Although these sources do not replace your publisher’s instructions, they reinforce a simple principle: acknowledge help honestly without confusing acknowledgement with authorship, endorsement, peer-review responsibility, or publication guarantee.

Common Mistakes in Book Acknowledgements

Most acknowledgement problems come from either saying too little, saying too much, or saying the right thing in a confusing way. Before submission, review your draft for the mistakes below.

  • Turning the acknowledgement into a long autobiography. Readers need context, not every detail of the writing journey.
  • Forgetting formal contributors. Funders, archives, supervisors, permissions teams, and editors may deserve recognition before personal thanks.
  • Using exaggerated language for every person. If every contributor is “invaluable,” the word loses meaning.
  • Making private information public. Health issues, family conflicts, finances, and confidential feedback should be handled with care.
  • Misrepresenting editing support. Thank editors for improving clarity, structure, and language, not for creating the research argument.
  • Ignoring required funding wording. Some grants require exact acknowledgements or disclaimers.
  • Leaving names unchecked. Misspelled names, incorrect titles, and outdated affiliations can offend contributors and look unprofessional.

Mini Case Studies: How Authors Improve an Acknowledgement

Real acknowledgement revisions usually focus on tone, order, and clarity. These short scenarios show how different authors can improve the section before final submission.

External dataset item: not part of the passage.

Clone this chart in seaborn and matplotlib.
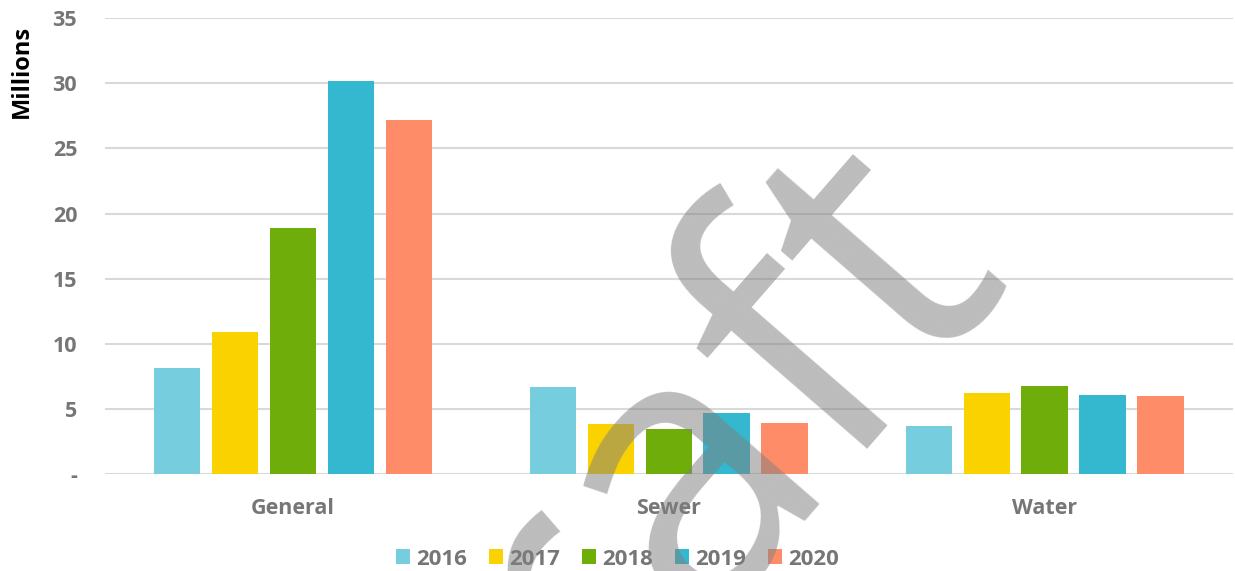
import matplotlib
matplotlib.use("Agg")
import matplotlib.pyplot as plt
import seaborn as sns
import pandas as pd

categories = ["General", "Sewer", "Water"]
years = ["2016", "2017", "2018", "2019", "2020"]
v2016 = [8.1, 6.65, 3.7]
v2017 = [10.9, 3.85, 6.2]
v2018 = [18.9, 3.45, 6.75]
v2019 = [30.2, 4.65, 6.05]
v2020 = [27.2, 3.95, 6.0]
colors = ["#76CDDE", "#FAD200", "#6EAD0A", "#33B8CF", "#FF8C69"]
yticks = [0, 5, 10, 15, 20, 25, 30, 35]
ytick_labels = ["-", "5", "10", "15", "20", "25", "30", "35"]

series = [v2016, v2017, v2018, v2019, v2020]
rows = []
for y, vals in zip(years, series):
    for c, v in zip(categories, vals):
        rows.append({"category": c, "year": y, "value": v})
df = pd.DataFrame(rows)

sns.set_theme(style="white")
plt.rcParams["font.family"] = ["Open Sans", "DejaVu Sans"]

fig = plt.figure(figsize=(12.35, 5.71), dpi=100)
ax = fig.add_axes([0.085, 0.170, 0.913, 0.798])

sns.barplot(data=df, x="category", y="value", hue="year", order=categories,
            hue_order=years, palette=dict(zip(years, colors)), width=0.77,
            gap=0.2, saturation=1, ax=ax, zorder=3, linewidth=0)

ax.set_ylim(0, 35)
ax.set_xlim(-0.5, 2.5)
ax.set_yticks(yticks)
ax.set_yticklabels(ytick_labels)
ax.grid(axis="y", color="#D9D9D9", linewidth=1.5, zorder=0)
ax.grid(axis="x", visible=False)
for s in ax.spines.values():
    s.set_visible(False)
ax.tick_params(axis="both", length=0, labelsize=15.5, labelcolor="#767676")
ax.tick_params(axis="y", pad=20)
ax.tick_params(axis="x", pad=17)
for lab in ax.get_xticklabels() + ax.get_yticklabels():
    lab.set_fontweight("bold")
ax.set_xlabel("")
ax.set_ylabel("")

fig.text(22 / 1235, 1 - 71 / 571, "Millions", rotation=90, ha="center",
         va="center", fontsize=17, fontweight="bold", color="#000000")

handles, labels = ax.get_legend_handles_labels()
ax.get_legend().remove()
fig.legend(handles, labels, loc="center", bbox_to_anchor=(0.5, 0.021),
           ncol=5, frameon=False, handlelength=0.63, handleheight=0.63,
           handletextpad=0.27, columnspacing=1.0,
           prop={"weight": "bold", "size": 16}, labelcolor="#767676")

fig.text(628 / 1235, 1 - 530 / 571, "Draft", rotation=49, ha="center",
         va="center", rotation_mode="anchor", fontsize=275,
         fontweight="normal", color="#7F7F7F", alpha=0.52, zorder=10)

fig.savefig("out.png", dpi=100)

Case Study 1: PhD scholar converting a thesis into a book

A doctoral author copied the thesis acknowledgement directly into a book manuscript. The tone was sincere, but it included internal university details, examiner comments, and highly personal paragraphs that felt too private for a published monograph. The revised version retained thanks to supervisors, examiners, archive staff, and family, but shortened the personal material and added a sentence explaining that the book had been substantially revised from the thesis.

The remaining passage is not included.